__TASK REQUIREMENTS__:
All of the listing below must be repeated word for word. Pictures are the only thing to omit.

__PROVIDED DATA__:
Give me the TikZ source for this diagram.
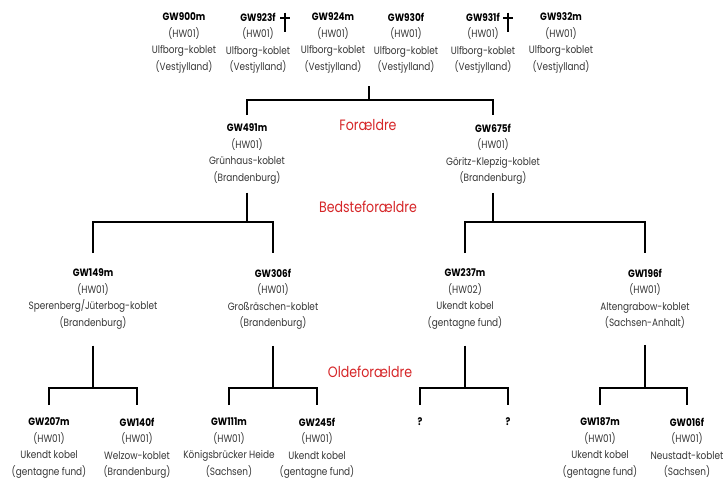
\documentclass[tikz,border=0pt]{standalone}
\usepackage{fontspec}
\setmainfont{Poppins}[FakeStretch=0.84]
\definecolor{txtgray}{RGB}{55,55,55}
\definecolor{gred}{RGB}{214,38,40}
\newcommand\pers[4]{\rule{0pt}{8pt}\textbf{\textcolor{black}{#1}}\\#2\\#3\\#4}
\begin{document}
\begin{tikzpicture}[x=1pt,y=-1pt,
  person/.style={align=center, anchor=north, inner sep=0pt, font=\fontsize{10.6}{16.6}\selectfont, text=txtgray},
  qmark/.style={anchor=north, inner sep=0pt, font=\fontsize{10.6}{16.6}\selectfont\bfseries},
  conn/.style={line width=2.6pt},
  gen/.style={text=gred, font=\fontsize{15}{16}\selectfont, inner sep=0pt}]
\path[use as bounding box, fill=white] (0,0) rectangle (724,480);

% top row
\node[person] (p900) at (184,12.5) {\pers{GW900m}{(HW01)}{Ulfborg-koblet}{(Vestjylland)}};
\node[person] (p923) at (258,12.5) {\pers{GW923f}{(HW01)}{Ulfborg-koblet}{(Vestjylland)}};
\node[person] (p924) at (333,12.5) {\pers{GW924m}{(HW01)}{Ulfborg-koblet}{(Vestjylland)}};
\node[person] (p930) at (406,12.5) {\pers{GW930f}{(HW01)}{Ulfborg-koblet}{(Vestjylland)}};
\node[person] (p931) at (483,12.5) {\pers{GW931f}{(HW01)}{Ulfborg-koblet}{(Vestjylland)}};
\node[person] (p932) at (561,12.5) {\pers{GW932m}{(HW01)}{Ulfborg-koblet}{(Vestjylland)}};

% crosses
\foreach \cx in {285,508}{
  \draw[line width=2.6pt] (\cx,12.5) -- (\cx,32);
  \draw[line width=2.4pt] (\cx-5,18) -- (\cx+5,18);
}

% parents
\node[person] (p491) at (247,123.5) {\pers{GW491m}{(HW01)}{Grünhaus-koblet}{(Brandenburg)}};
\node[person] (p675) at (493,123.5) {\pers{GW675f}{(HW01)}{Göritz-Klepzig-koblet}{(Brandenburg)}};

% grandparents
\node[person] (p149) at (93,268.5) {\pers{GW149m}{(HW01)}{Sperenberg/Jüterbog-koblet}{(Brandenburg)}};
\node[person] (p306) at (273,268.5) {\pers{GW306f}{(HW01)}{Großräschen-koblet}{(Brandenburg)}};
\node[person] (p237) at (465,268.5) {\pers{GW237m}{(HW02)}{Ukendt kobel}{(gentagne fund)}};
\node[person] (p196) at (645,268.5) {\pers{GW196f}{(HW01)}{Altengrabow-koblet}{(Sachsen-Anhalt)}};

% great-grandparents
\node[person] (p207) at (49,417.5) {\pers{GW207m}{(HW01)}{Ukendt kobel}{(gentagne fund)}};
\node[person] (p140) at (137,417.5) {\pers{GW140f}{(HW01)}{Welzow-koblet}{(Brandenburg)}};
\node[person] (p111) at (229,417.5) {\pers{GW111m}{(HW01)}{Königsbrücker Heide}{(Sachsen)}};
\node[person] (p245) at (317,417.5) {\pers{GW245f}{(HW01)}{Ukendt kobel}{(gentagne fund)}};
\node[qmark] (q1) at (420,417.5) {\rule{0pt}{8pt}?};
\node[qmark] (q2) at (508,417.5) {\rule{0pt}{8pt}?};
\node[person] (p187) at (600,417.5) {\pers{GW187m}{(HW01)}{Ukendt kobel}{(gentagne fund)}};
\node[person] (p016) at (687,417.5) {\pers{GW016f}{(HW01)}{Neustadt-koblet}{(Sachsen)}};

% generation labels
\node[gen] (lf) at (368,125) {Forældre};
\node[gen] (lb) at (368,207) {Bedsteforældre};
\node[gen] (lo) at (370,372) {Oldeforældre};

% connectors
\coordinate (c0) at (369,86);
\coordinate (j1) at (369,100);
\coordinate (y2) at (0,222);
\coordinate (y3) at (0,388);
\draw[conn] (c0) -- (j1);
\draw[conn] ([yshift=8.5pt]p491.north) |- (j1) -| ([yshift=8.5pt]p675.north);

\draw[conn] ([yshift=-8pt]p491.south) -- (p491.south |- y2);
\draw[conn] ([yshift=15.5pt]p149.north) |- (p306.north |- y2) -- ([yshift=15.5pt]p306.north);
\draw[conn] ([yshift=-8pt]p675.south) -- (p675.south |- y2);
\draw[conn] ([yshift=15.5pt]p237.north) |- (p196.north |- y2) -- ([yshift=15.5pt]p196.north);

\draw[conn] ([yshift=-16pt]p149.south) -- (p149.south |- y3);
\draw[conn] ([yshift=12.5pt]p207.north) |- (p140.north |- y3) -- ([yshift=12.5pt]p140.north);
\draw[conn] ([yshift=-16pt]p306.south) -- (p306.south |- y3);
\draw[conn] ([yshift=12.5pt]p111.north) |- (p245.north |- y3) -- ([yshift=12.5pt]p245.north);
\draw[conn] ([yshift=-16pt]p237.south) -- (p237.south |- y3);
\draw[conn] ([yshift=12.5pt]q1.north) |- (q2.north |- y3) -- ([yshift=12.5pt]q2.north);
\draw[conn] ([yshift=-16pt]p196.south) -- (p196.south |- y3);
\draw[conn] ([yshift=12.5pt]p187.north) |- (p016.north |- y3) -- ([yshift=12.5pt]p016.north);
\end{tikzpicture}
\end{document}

__CORRECT RESULT__:
Give me the TikZ source for this diagram.
\documentclass[tikz,border=0pt]{standalone}
\usepackage{fontspec}
\setmainfont{Poppins}[FakeStretch=0.84]
\definecolor{txtgray}{RGB}{55,55,55}
\definecolor{gred}{RGB}{214,38,40}
\newcommand\pers[4]{\rule{0pt}{8pt}\textbf{\textcolor{black}{#1}}\\#2\\#3\\#4}
\begin{document}
\begin{tikzpicture}[x=1pt,y=-1pt,
  person/.style={align=center, anchor=north, inner sep=0pt, font=\fontsize{10.6}{16.6}\selectfont, text=txtgray},
  qmark/.style={anchor=north, inner sep=0pt, font=\fontsize{10.6}{16.6}\selectfont\bfseries},
  conn/.style={line width=2.6pt},
  gen/.style={text=gred, font=\fontsize{15}{16}\selectfont, inner sep=0pt}]
\path[use as bounding box, fill=white] (0,0) rectangle (724,480);

% top row
\node[person] (p900) at (184,12.5) {\pers{GW900m}{(HW01)}{Ulfborg-koblet}{(Vestjylland)}};
\node[person] (p923) at (258,12.5) {\pers{GW923f}{(HW01)}{Ulfborg-koblet}{(Vestjylland)}};
\node[person] (p924) at (333,12.5) {\pers{GW924m}{(HW01)}{Ulfborg-koblet}{(Vestjylland)}};
\node[person] (p930) at (406,12.5) {\pers{GW930f}{(HW01)}{Ulfborg-koblet}{(Vestjylland)}};
\node[person] (p931) at (483,12.5) {\pers{GW931f}{(HW01)}{Ulfborg-koblet}{(Vestjylland)}};
\node[person] (p932) at (561,12.5) {\pers{GW932m}{(HW01)}{Ulfborg-koblet}{(Vestjylland)}};

% crosses
\foreach \cx in {285,508}{
  \draw[line width=2.6pt] (\cx,12.5) -- (\cx,32);
  \draw[line width=2.4pt] (\cx-5,18) -- (\cx+5,18);
}

% parents
\node[person] (p491) at (247,123.5) {\pers{GW491m}{(HW01)}{Grünhaus-koblet}{(Brandenburg)}};
\node[person] (p675) at (493,123.5) {\pers{GW675f}{(HW01)}{Göritz-Klepzig-koblet}{(Brandenburg)}};

% grandparents
\node[person] (p149) at (93,268.5) {\pers{GW149m}{(HW01)}{Sperenberg/Jüterbog-koblet}{(Brandenburg)}};
\node[person] (p306) at (273,268.5) {\pers{GW306f}{(HW01)}{Großräschen-koblet}{(Brandenburg)}};
\node[person] (p237) at (465,268.5) {\pers{GW237m}{(HW02)}{Ukendt kobel}{(gentagne fund)}};
\node[person] (p196) at (645,268.5) {\pers{GW196f}{(HW01)}{Altengrabow-koblet}{(Sachsen-Anhalt)}};

% great-grandparents
\node[person] (p207) at (49,417.5) {\pers{GW207m}{(HW01)}{Ukendt kobel}{(gentagne fund)}};
\node[person] (p140) at (137,417.5) {\pers{GW140f}{(HW01)}{Welzow-koblet}{(Brandenburg)}};
\node[person] (p111) at (229,417.5) {\pers{GW111m}{(HW01)}{Königsbrücker Heide}{(Sachsen)}};
\node[person] (p245) at (317,417.5) {\pers{GW245f}{(HW01)}{Ukendt kobel}{(gentagne fund)}};
\node[qmark] (q1) at (420,417.5) {\rule{0pt}{8pt}?};
\node[qmark] (q2) at (508,417.5) {\rule{0pt}{8pt}?};
\node[person] (p187) at (600,417.5) {\pers{GW187m}{(HW01)}{Ukendt kobel}{(gentagne fund)}};
\node[person] (p016) at (687,417.5) {\pers{GW016f}{(HW01)}{Neustadt-koblet}{(Sachsen)}};

% generation labels
\node[gen] (lf) at (368,125) {Forældre};
\node[gen] (lb) at (368,207) {Bedsteforældre};
\node[gen] (lo) at (370,372) {Oldeforældre};

% connectors
\coordinate (c0) at (369,86);
\coordinate (j1) at (369,100);
\coordinate (y2) at (0,222);
\coordinate (y3) at (0,388);
\draw[conn] (c0) -- (j1);
\draw[conn] ([yshift=8.5pt]p491.north) |- (j1) -| ([yshift=8.5pt]p675.north);

\draw[conn] ([yshift=-8pt]p491.south) -- (p491.south |- y2);
\draw[conn] ([yshift=15.5pt]p149.north) |- (p306.north |- y2) -- ([yshift=15.5pt]p306.north);
\draw[conn] ([yshift=-8pt]p675.south) -- (p675.south |- y2);
\draw[conn] ([yshift=15.5pt]p237.north) |- (p196.north |- y2) -- ([yshift=15.5pt]p196.north);

\draw[conn] ([yshift=-16pt]p149.south) -- (p149.south |- y3);
\draw[conn] ([yshift=12.5pt]p207.north) |- (p140.north |- y3) -- ([yshift=12.5pt]p140.north);
\draw[conn] ([yshift=-16pt]p306.south) -- (p306.south |- y3);
\draw[conn] ([yshift=12.5pt]p111.north) |- (p245.north |- y3) -- ([yshift=12.5pt]p245.north);
\draw[conn] ([yshift=-16pt]p237.south) -- (p237.south |- y3);
\draw[conn] ([yshift=12.5pt]q1.north) |- (q2.north |- y3) -- ([yshift=12.5pt]q2.north);
\draw[conn] ([yshift=-16pt]p196.south) -- (p196.south |- y3);
\draw[conn] ([yshift=12.5pt]p187.north) |- (p016.north |- y3) -- ([yshift=12.5pt]p016.north);
\end{tikzpicture}
\end{document}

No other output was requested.